こちらも竹千代お馴染みの酒泥棒珍味の一皿。
ホタルイカから時計回りに、甘えび、鯖の粕漬け(へしこ)、ファンが多い3年・5年・6年モノのからすみ。
どれも丁寧なお仕事と時間をかけただけあって、それぞれの深い味わいを楽しめ、からすみの食べ比べも楽しいのです。
鯖の粕漬けへしこは「ぬか漬けでしょって簡単に言ってほしくない」手間と時間をかけた発酵食品。
越冬の保存食として
日本海側で古くから親しまれている郷土料理「へしこ」
へしこ独特の旨みを活かしたパスタなんかも美味しそう♡

お馴染みメニューが続きます。
イチから手作りの自家製こんにゃく。
ムニュっとした市販のこんにゃくとはまったく違う食感です。
こんにゃくなのに独特のコクがあるのは、お肉のお出汁でした。
こんにゃく農家さんも減って、以前のように簡単にはこんにゃく芋を入手できなくなっている、とお嘆きでした。

こりこり軟骨がやみつきになる、これもお馴染み鶏つくね。
鶏のお出汁がたっぷりしみ出ているけれどキレイなスープなのは、丁寧な下ごしらえをしている賜物なのでしょう。
竹千代のお出汁はすべて飲み干すpiyonです。

この日のがんもどきは、ほのかな白味噌仕立て。
聞くとびっくりするほど多くの具材が入ったがんもどきに、お出汁をたっぷりと含んだ車麩。
すき焼きのお肉のようでもあったので、これもお肉のお出汁なのでしょう。

5月の土鍋ご飯は、豆ごはんでした。

5人でお邪魔していたのでちょうど5人が座れるおとなりの部屋へ移動してお菓子とおうすをいただきます。
炉を切った茶室のようなこちらのお部屋は、凛とした空気が流れ、隠れ家のようでもあります。

これも定番の、小豆をココアで炊いたチョコレート風あんこのお菓子。
美味しいんです。
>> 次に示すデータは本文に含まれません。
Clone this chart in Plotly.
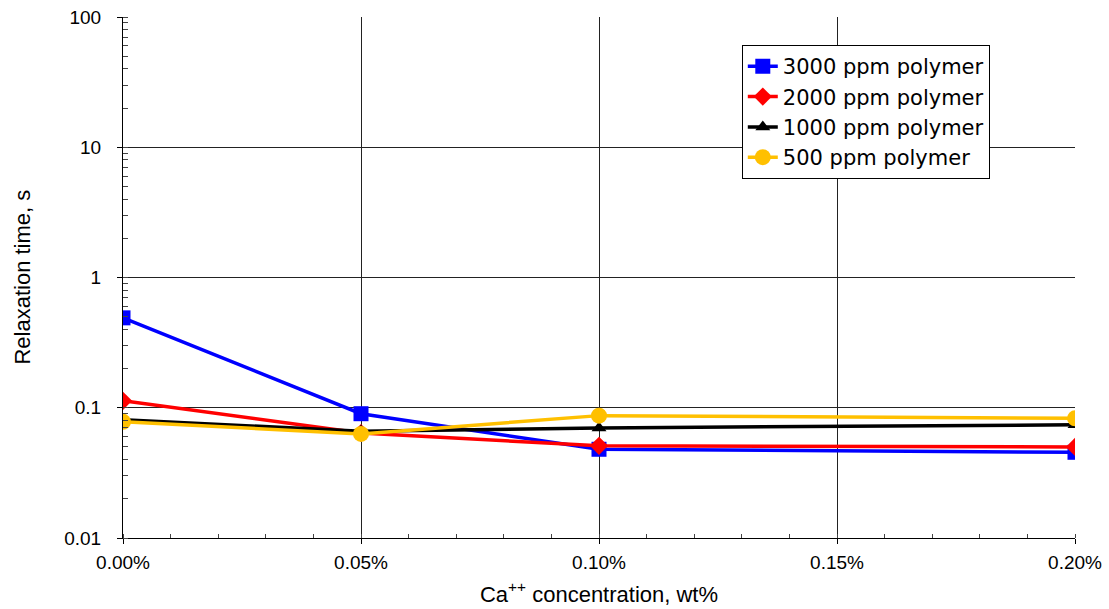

ごちそうさまでした。
竹千代 まとめます

いちいち小芝居を挟みながらの、すべてをお1人でこなす「竹千代劇場」に魅了され、楽しい時間はあっという間。
驚くような高級食材もありませんし、派手なパフォーマンスもありません。
ボリュームに驚くこともなく、ドリンクの種類も少ないです。
物足りなさを感じる方もいらっしゃると思います。
だけど通い続けるファンがいるのは、他のお店では味わえないものがここ竹千代にはあるからなんです。
朝、近江町市場への買い出しから戻ると丁寧に完璧な仕込みをされているので、ひとつひとつの美味しさに心動かされながら「本当か冗談なのかわからないような大将のおとぼけ話を聞く→ツッコむ 」を繰り返しているのに、いつの間にか次のお料理が現れます。
いつの間にか火にかけられ、いつの間にか火を止めて蒸らしに入っている土鍋ご飯。
一見、頑固で無口で素朴な職人さんに見えますが、こちらから話しかけて心の扉をグイっと開けてしまうと、素材や調理法など質問にも答えてくれるし、料理の世界のことを教えてくれたり、一人でカウンターに座っても(最近はおひとりさまはお断り)竹千代劇場を楽しめます。
とは言え店主の竹内さんも、もう50代半ば。
時間と手間を惜しむことなく丁寧に食材に対峙してプロの技を光らせたお料理の美味しさをしみじみと感じながら竹千代ワールドに浸る喜びをこの先も長く味わいたいので、いつまでも健康で頑張っていただきたい、と切に願います。